Bono tenta levantar a melodia arrastada com vocais emocionados,
mas esbarra na carência da música em si. Nasceu morta.
Peace on Earth é mais uma música política
da banda, dessa vez cansativa, sem o punch de Please ou Sunday
Bloody Sunday. Parece ter sido feita por encomenda para o Papa
João Paulo II...
When
i look at the world pode ser a tempestade depois da bonança.
Começa bem, e, evitando a barriga do meio, termina melhor
ainda. É uma boa música para apimentar o final do
disco.
New
York, mais uma introspecção de Bono, conta suas
impressões sobre a Big Apple.

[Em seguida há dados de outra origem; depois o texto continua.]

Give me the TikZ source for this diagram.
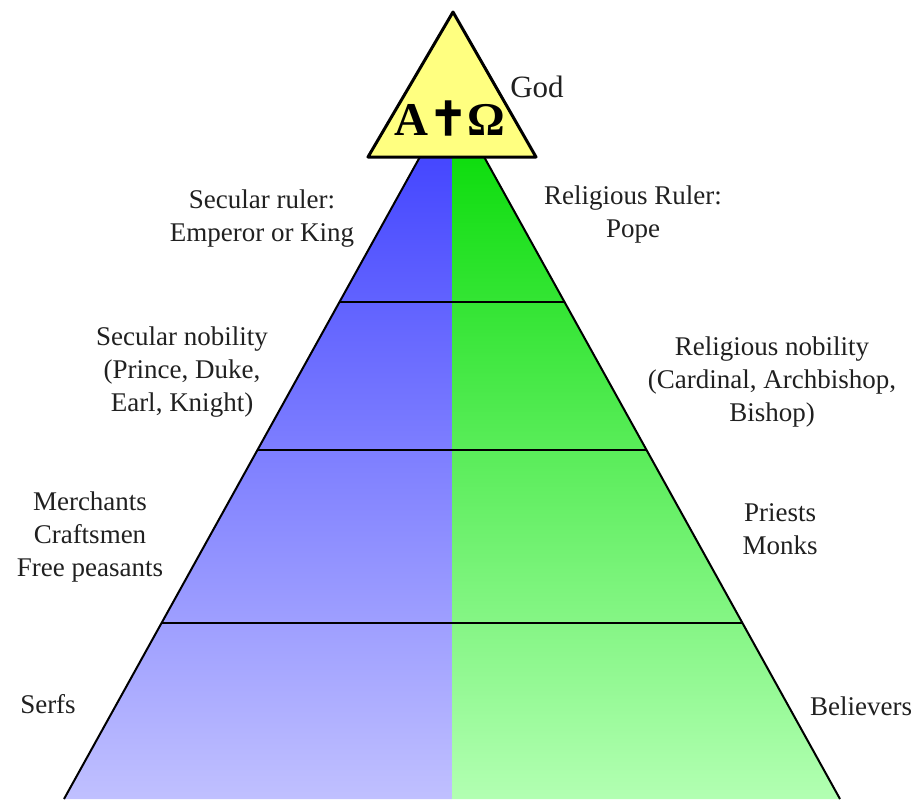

Bruta, deixa a impressão
que precisaria de mais trabalho para ficar madura.
Grace,
a última música, canta uma mulher, a Virgem Maria
e fecha com melancolia o álbum, deixando um gosto amargo
de "era só isso"? Falta coesão em ATYCLB.
Enquanto a primeira metade do disco daria um ótimo EP,
enxuto e rico de referências positivas ao passado da banda,
o resto é incerto, cheio de altos e baixos.
ATYCLB
é um disco de singles. Todas as canções são
radiofônicas, e é bem possível se tornar em
breve o disco mais vendido da banda. É um álbum
do vocalista, Bono, onde os três músicos são
coadjuvantes. Suas incursões políticas e a evidente
"midlife crisis" dominam os 51 minutos, amarrando o
que poderia ser um ótimo disco de rock, o verdadeiro triunfo
da simplicidade em meio às tentativas frustradas do mainstream.